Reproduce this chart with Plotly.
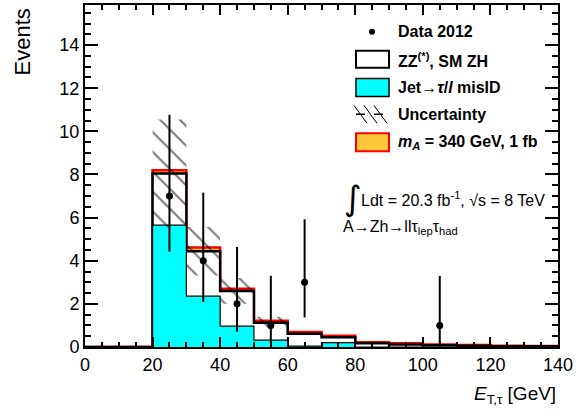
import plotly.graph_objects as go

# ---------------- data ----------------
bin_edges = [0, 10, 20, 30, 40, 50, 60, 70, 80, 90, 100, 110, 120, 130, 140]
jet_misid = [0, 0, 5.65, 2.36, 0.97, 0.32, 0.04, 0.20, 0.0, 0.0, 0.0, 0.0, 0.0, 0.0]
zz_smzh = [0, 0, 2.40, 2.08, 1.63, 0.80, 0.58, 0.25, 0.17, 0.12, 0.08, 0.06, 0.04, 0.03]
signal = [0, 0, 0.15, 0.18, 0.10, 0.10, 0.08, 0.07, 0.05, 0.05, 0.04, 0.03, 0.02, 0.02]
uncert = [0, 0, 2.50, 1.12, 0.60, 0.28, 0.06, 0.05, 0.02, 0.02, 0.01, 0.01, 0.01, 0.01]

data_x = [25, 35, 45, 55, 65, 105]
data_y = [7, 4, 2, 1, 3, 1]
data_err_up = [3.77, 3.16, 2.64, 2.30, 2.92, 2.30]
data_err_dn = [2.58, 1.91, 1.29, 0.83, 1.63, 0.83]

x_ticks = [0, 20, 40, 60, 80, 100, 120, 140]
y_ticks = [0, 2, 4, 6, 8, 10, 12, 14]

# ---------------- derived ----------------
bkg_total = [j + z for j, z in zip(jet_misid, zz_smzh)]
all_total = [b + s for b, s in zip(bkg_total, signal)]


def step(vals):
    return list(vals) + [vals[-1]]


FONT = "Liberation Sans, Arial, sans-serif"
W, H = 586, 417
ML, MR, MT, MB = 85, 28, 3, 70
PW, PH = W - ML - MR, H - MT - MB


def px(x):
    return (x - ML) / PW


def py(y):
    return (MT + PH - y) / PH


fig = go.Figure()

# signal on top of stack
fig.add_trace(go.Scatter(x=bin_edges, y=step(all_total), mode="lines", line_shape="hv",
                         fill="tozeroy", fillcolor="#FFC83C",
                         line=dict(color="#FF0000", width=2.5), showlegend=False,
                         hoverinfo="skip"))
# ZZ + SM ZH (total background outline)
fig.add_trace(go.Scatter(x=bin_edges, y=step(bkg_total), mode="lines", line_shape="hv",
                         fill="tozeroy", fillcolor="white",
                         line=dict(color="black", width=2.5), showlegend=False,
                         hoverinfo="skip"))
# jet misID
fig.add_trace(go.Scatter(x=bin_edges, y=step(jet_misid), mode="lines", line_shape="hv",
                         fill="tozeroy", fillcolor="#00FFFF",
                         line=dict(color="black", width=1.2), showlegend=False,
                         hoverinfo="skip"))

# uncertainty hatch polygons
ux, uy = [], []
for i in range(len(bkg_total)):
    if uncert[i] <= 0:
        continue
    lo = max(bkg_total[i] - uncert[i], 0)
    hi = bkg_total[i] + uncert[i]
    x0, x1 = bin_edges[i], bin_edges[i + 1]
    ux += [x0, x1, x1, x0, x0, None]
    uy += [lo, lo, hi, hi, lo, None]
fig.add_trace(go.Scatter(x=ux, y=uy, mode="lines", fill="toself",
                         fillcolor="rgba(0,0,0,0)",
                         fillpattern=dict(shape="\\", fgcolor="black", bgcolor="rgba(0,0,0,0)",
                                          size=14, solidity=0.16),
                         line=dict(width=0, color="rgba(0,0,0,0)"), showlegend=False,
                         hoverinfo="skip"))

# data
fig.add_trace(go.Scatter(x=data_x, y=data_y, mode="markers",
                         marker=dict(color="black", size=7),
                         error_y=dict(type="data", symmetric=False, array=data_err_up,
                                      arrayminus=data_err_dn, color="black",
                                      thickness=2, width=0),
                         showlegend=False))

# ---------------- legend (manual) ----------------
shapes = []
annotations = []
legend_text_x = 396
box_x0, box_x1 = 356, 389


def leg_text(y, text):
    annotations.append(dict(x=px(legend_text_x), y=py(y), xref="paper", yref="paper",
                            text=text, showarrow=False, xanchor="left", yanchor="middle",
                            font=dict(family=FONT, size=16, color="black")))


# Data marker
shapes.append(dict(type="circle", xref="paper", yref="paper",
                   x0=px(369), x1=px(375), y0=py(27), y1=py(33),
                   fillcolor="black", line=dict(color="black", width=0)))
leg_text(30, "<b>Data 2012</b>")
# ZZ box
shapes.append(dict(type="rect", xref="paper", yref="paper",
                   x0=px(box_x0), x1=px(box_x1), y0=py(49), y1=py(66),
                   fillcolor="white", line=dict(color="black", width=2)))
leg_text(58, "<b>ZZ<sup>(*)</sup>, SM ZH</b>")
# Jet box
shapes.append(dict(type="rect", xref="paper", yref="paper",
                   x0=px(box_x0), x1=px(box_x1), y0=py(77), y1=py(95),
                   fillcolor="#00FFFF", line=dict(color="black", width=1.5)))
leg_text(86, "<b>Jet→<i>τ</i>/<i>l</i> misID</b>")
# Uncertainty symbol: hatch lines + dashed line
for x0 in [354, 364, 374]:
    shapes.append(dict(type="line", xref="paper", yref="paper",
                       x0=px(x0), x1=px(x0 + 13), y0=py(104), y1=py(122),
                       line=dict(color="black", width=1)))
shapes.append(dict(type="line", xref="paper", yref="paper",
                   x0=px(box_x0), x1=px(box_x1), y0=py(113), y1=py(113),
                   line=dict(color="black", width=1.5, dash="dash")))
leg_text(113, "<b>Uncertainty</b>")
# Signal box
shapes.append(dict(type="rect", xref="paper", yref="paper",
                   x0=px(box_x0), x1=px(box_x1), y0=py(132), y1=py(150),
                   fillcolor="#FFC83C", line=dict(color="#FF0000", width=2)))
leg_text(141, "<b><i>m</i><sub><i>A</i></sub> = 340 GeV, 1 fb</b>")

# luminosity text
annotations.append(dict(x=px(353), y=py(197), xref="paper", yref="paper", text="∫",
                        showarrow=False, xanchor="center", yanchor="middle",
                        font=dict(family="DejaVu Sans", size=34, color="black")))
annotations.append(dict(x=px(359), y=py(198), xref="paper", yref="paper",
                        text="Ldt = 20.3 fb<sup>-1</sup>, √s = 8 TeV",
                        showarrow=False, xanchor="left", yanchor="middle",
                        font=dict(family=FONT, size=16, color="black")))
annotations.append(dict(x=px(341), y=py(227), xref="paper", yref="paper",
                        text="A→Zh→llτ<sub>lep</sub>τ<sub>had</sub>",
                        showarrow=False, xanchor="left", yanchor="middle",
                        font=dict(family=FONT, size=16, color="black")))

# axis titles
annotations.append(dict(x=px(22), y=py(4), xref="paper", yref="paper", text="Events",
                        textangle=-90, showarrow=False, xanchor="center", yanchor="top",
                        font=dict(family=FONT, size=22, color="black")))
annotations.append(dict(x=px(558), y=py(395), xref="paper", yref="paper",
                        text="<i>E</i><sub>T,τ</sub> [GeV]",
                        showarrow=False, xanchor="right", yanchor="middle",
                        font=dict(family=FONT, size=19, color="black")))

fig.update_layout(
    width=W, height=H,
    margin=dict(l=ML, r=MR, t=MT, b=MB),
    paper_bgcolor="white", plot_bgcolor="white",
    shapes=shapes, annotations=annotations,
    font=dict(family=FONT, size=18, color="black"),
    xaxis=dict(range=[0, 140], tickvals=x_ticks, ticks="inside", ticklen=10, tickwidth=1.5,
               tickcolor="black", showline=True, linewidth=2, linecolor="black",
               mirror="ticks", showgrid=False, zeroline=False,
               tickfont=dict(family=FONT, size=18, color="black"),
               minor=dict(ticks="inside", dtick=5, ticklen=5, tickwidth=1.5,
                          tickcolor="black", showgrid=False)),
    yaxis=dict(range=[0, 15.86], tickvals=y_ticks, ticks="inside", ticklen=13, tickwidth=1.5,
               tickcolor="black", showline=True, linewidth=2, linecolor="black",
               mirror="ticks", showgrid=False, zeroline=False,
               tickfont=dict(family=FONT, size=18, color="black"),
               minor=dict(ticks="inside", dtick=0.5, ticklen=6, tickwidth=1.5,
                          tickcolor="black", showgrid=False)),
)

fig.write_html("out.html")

:::

▶ **The exercise**
Without the pictures, please reproduce each line of the listing above exactly, from the first one through the line bearing "return (x - ML) / PW".

▶ **Final result**
Reproduce this chart with Plotly.
import plotly.graph_objects as go

# ---------------- data ----------------
bin_edges = [0, 10, 20, 30, 40, 50, 60, 70, 80, 90, 100, 110, 120, 130, 140]
jet_misid = [0, 0, 5.65, 2.36, 0.97, 0.32, 0.04, 0.20, 0.0, 0.0, 0.0, 0.0, 0.0, 0.0]
zz_smzh = [0, 0, 2.40, 2.08, 1.63, 0.80, 0.58, 0.25, 0.17, 0.12, 0.08, 0.06, 0.04, 0.03]
signal = [0, 0, 0.15, 0.18, 0.10, 0.10, 0.08, 0.07, 0.05, 0.05, 0.04, 0.03, 0.02, 0.02]
uncert = [0, 0, 2.50, 1.12, 0.60, 0.28, 0.06, 0.05, 0.02, 0.02, 0.01, 0.01, 0.01, 0.01]

data_x = [25, 35, 45, 55, 65, 105]
data_y = [7, 4, 2, 1, 3, 1]
data_err_up = [3.77, 3.16, 2.64, 2.30, 2.92, 2.30]
data_err_dn = [2.58, 1.91, 1.29, 0.83, 1.63, 0.83]

x_ticks = [0, 20, 40, 60, 80, 100, 120, 140]
y_ticks = [0, 2, 4, 6, 8, 10, 12, 14]

# ---------------- derived ----------------
bkg_total = [j + z for j, z in zip(jet_misid, zz_smzh)]
all_total = [b + s for b, s in zip(bkg_total, signal)]


def step(vals):
    return list(vals) + [vals[-1]]


FONT = "Liberation Sans, Arial, sans-serif"
W, H = 586, 417
ML, MR, MT, MB = 85, 28, 3, 70
PW, PH = W - ML - MR, H - MT - MB


def px(x):
    return (x - ML) / PW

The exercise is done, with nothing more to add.